Menstruating Men

Katie Chang
Sex, Gender, and the History of Medicine
3 min readMay 18, 2017
image borrowed from: http://intergroup.uconn.edu/foels/research/gender.html

In her work titled “Menstruating Men: Similarity and Difference of the Sexes in Early Modern Medicine,” Gianna Pomata cites Johann Baptist De Wenckhin’s experience of meeting a forty-year-old man who had a menstrual flow. In her scholarly work, she describes how cases of periodic bleeding found in men are interpreted as “vicarious menstruation” in medical literature and the learned periodicals of early modern Europe. What are the public supposed to make of this head-scratching information presented in the renowned pages of the German Ephemerides medico-phsicae, the Journal des savants, and the Philosophical Transactions of the Royal Society?

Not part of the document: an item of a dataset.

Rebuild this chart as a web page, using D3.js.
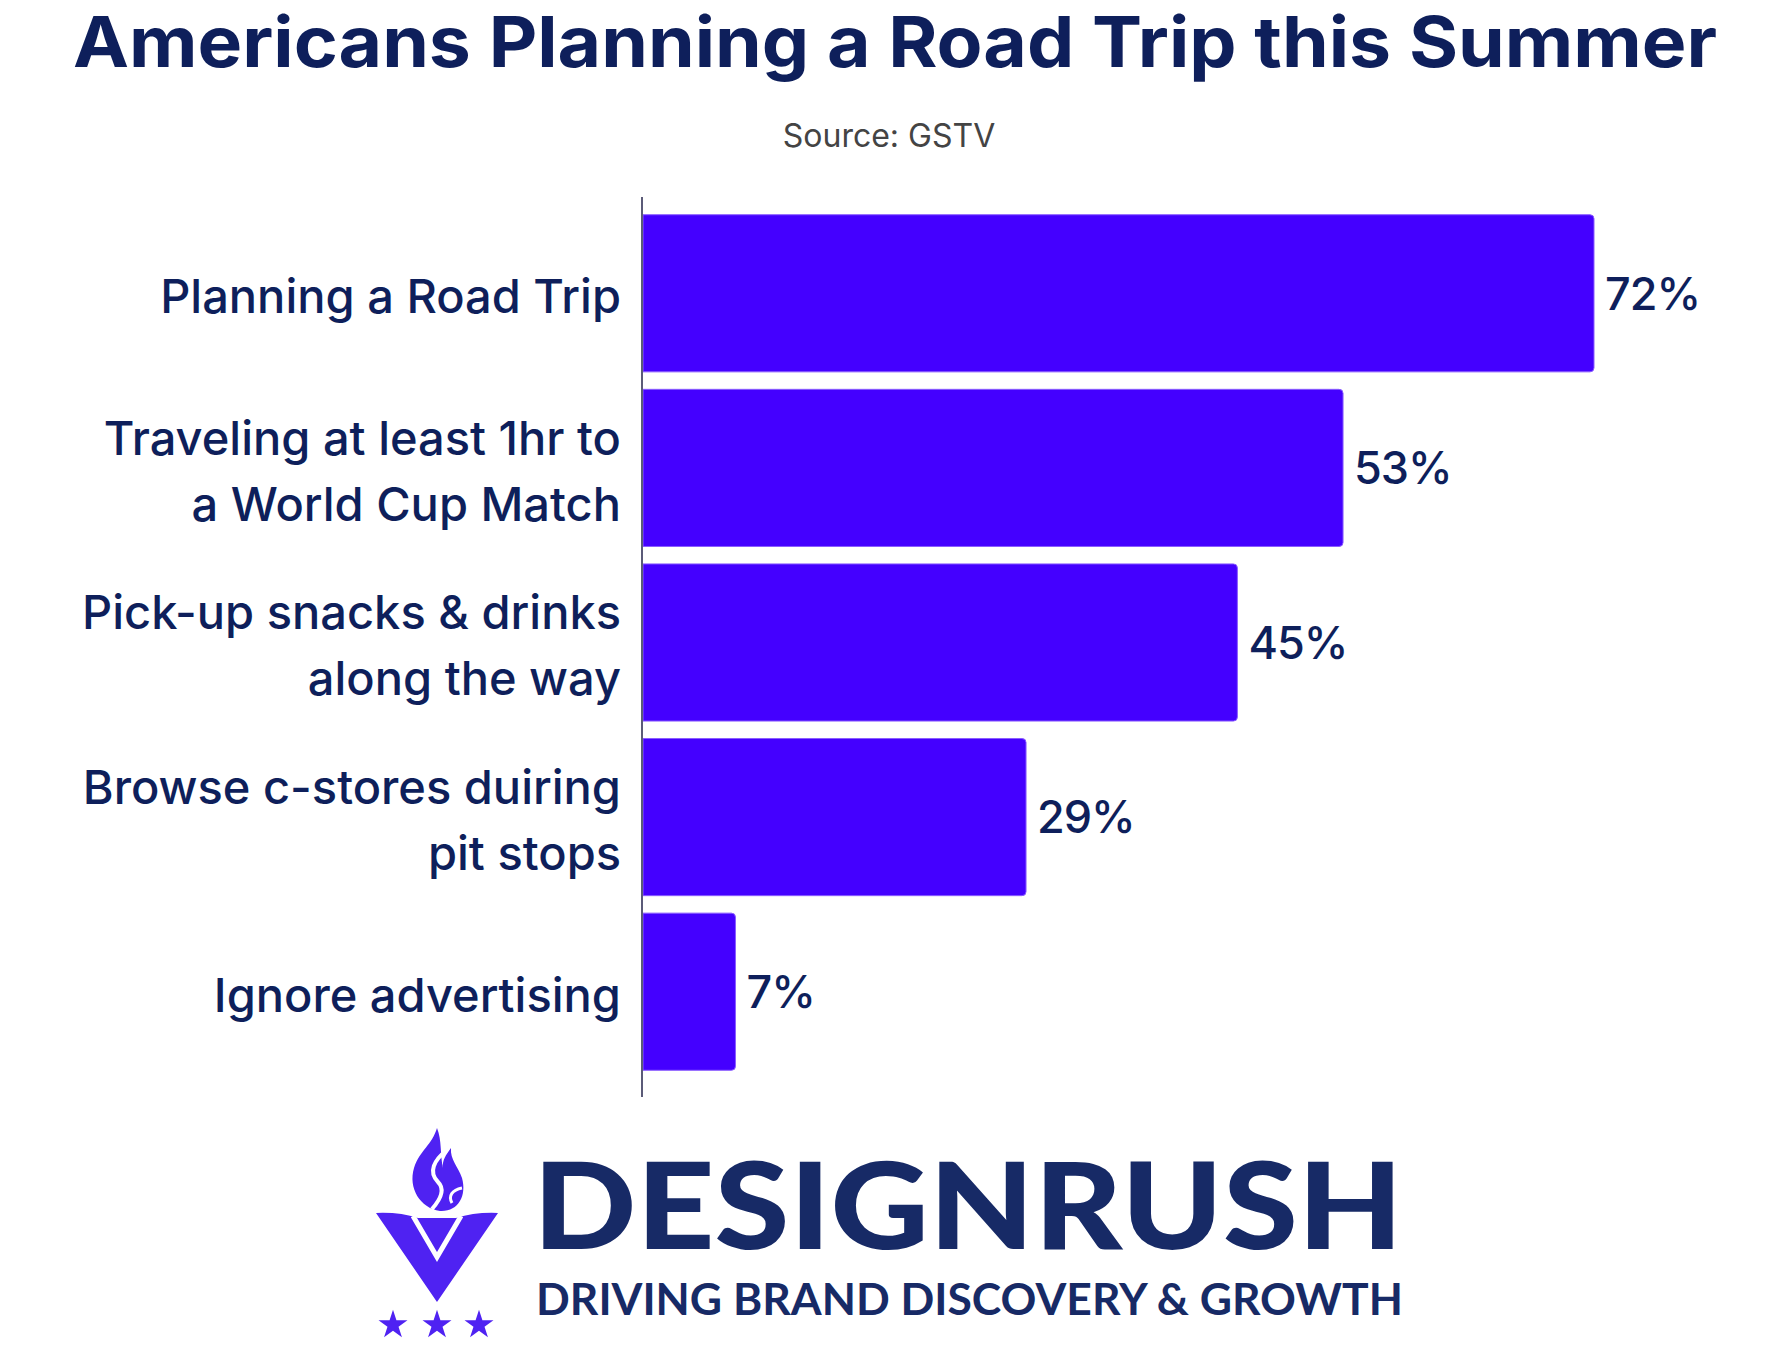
<!DOCTYPE html>
<html><head><meta charset="utf-8">
<script src="https://cdn.jsdelivr.net/npm/d3@7"></script>
<style>
html,body{margin:0;padding:0;background:#fff;}
svg{display:block;}
</style></head>
<body>
<script>
const categories = [
  ["Planning a Road Trip"],
  ["Traveling at least 1hr to", "a World Cup Match"],
  ["Pick-up snacks & drinks", "along the way"],
  ["Browse c-stores duiring", "pit stops"],
  ["Ignore advertising"]
];
const values = [72, 53, 45, 29, 7];
const valueLabels = ["72%", "53%", "45%", "29%", "7%"];
const title = "Americans Planning a Road Trip this Summer";
const subtitle = "Source: GSTV";

const W = 1778, H = 1346;
const navy = "#0e1f5b";
const barColor = "#4400ff";
const font = "Inter, 'Noto Sans', sans-serif";

const svg = d3.select("body").append("svg").attr("width", W).attr("height", H);

svg.append("text").attr("x", W/2 + 6).attr("y", 67).attr("text-anchor","middle")
  .attr("font-family", font).attr("font-weight", 700).attr("font-size", 70)
  .attr("fill", navy).attr("textLength", 1644).attr("lengthAdjust","spacingAndGlyphs")
  .text(title);

svg.append("text").attr("x", 889).attr("y", 147).attr("text-anchor","middle")
  .attr("font-family", font).attr("font-weight", 400).attr("font-size", 32)
  .attr("fill", "#444").text(subtitle);

const x = d3.scaleLinear().domain([0, 72]).range([643, 1594]);
const y = d3.scaleBand().domain(d3.range(categories.length)).range([206, 1079])
  .paddingInner(0.1).paddingOuter(0.05);

// bars with rounded right corners
const r = 4;
svg.append("g").selectAll("path").data(values).join("path")
  .attr("d", (d,i) => {
    const x0 = x(0), x1 = x(d), y0 = y(i), y1 = y(i) + y.bandwidth();
    return `M${x0},${y0}H${x1-r}Q${x1},${y0} ${x1},${y0+r}V${y1-r}Q${x1},${y1} ${x1-r},${y1}H${x0}Z`;
  })
  .attr("fill", barColor).attr("stroke", "#8a5cff").attr("stroke-width", 1);

// axis line
svg.append("line").attr("x1", 642).attr("x2", 642).attr("y1", 197).attr("y2", 1097)
  .attr("stroke", "#5b5b78").attr("stroke-width", 2);

// category labels
const lh = 66;
const lab = svg.append("g").attr("font-family", font).attr("font-weight", 500)
  .attr("font-size", 47).attr("fill", navy).attr("text-anchor", "end");
categories.forEach((lines, i) => {
  const cy = y(i) + y.bandwidth()/2 + 3;
  const t = lab.append("text").attr("x", 621);
  lines.forEach((ln, j) => {
    t.append("tspan").attr("x", 621)
      .attr("y", cy + (j - (lines.length-1)/2) * lh)
      .attr("dy", "0.36em").text(ln);
  });
});

// value labels
svg.append("g").selectAll("text").data(values).join("text")
  .attr("x", d => x(d) + 11)
  .attr("y", (d,i) => y(i) + y.bandwidth()/2)
  .attr("dy", "0.36em")
  .attr("font-family", font).attr("font-weight", 500).attr("font-size", 45)
  .attr("letter-spacing", -1)
  .attr("fill", navy)
  .text((d,i) => valueLabels[i]);

// logo
const logoColor = "#4f22f2";
const g = svg.append("g");
// flame
g.append("path").attr("fill", logoColor)
  .attr("d", "M437,1128 C432,1145 420,1150 414,1168 C408,1188 420,1208 440,1211 C458,1212 467,1196 462,1178 C458,1166 450,1160 451,1148 C446,1155 442,1160 443,1168 C440,1155 442,1140 437,1128 Z");
g.append("path").attr("fill", "none").attr("stroke", "#fff").attr("stroke-width", 4)
  .attr("d", "M447,1150 C434,1160 428,1172 438,1182 C446,1190 440,1200 432,1209");
g.append("path").attr("fill", "none").attr("stroke", "#fff").attr("stroke-width", 3)
  .attr("d", "M462,1188 C452,1190 448,1196 452,1203");
// V
g.append("path").attr("fill", logoColor)
  .attr("d", "M376,1213 Q400,1212 418,1218 L456,1218 Q475,1212 498,1213 L437,1302 Z");
g.append("path").attr("fill","none").attr("stroke","#fff").attr("stroke-width",5)
  .attr("d", "M413,1216 L437,1257 L461,1216");
// stars
const star = d3.symbol().type(d3.symbolStar).size(260);
[393, 437, 479].forEach(cx => {
  g.append("path").attr("d", star()).attr("transform", `translate(${cx},1325)`).attr("fill", logoColor);
});

svg.append("text").attr("x", 533).attr("y", 1249)
  .attr("font-family", "Lato, 'Open Sans', sans-serif").attr("font-weight", 900)
  .attr("font-size", 120).attr("fill", "#172a66")
  .attr("textLength", 870).attr("lengthAdjust", "spacingAndGlyphs")
  .text("DESIGNRUSH");
svg.append("text").attr("x", 536).attr("y", 1315)
  .attr("font-family", "Lato, 'Open Sans', sans-serif").attr("font-weight", 700)
  .attr("font-size", 44).attr("fill", "#172a66")
  .attr("textLength", 867).attr("lengthAdjust", "spacingAndGlyphs")
  .text("DRIVING BRAND DISCOVERY & GROWTH");
</script>
</body></html>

Historians have stressed that from antiquity to the late eighteenth century European medical learning was dominated by a model of sexual difference centered on the male paradigm. The male body was the Gestalt, the paradigm that guided the perception of the female body.

However, stories in Pomata’s piece describe incidences in which modern doctors of the time understand male bodily phenomena via the model that is provided by the female menstruating body. Men with periodic or regular bleeding were thought to have “periods” as women do. It is interesting to think of this research in line with Katharine Park’s assertion that the female body was the paradigmatic object of dissection. Park doesn’t dispute the standard claim that the male body was the generic body, in the sense that it was the perceived norm from which the female body deviated. However, evidence provided in Park’s sources of the 1300s, such as that of the account of the dissection of Chiara of Montefalco in 1308, make it more challenging to sustain these ideas.

For example, Pomata describes in De humani corporis fabrica, Vesalius’s reports that he once dissected “a man who suffered from the complaint called hemorrhoids… ; at regular intervals this man used to have a flow of blood from the anal veins in the very same way in which women have their menstrual flux”. In Vesalius’s eyes, the analogy between the hemorrhoid flow and female menstruation is so evident that he applies observations from the dissection of a male corpse to throw light on a problem concerning the anatomy of menstruation. Upon beginning an autopsy of a male, he describes how “the branch of the portal vein under the final tract of the colon as well as the portion of the same vein running along the mesentery all the way to the rectum was swollen from blood. I infer from this that something similar happens in women, although I have never been able to observe it in the dissection of a female body.”

It should be noted that the observations of periodical bleedings in males weren’t the result of independent observations but of a shared intellectual tradition that singled out a phenomenon as noteworthy. An original nucleus of stories, taken from famous Renaissance medical authors such as Antonio Benivieni, Vesalius, and Amatus Lusitanus, this particular history is repeatedly quoted in the seventeenth in early eighteenth century.

This scholarly article summary was written for a Vassar College 2017 Spring course called Sex, Gender, and the History of Medicine. It was part of a unit on masculinity.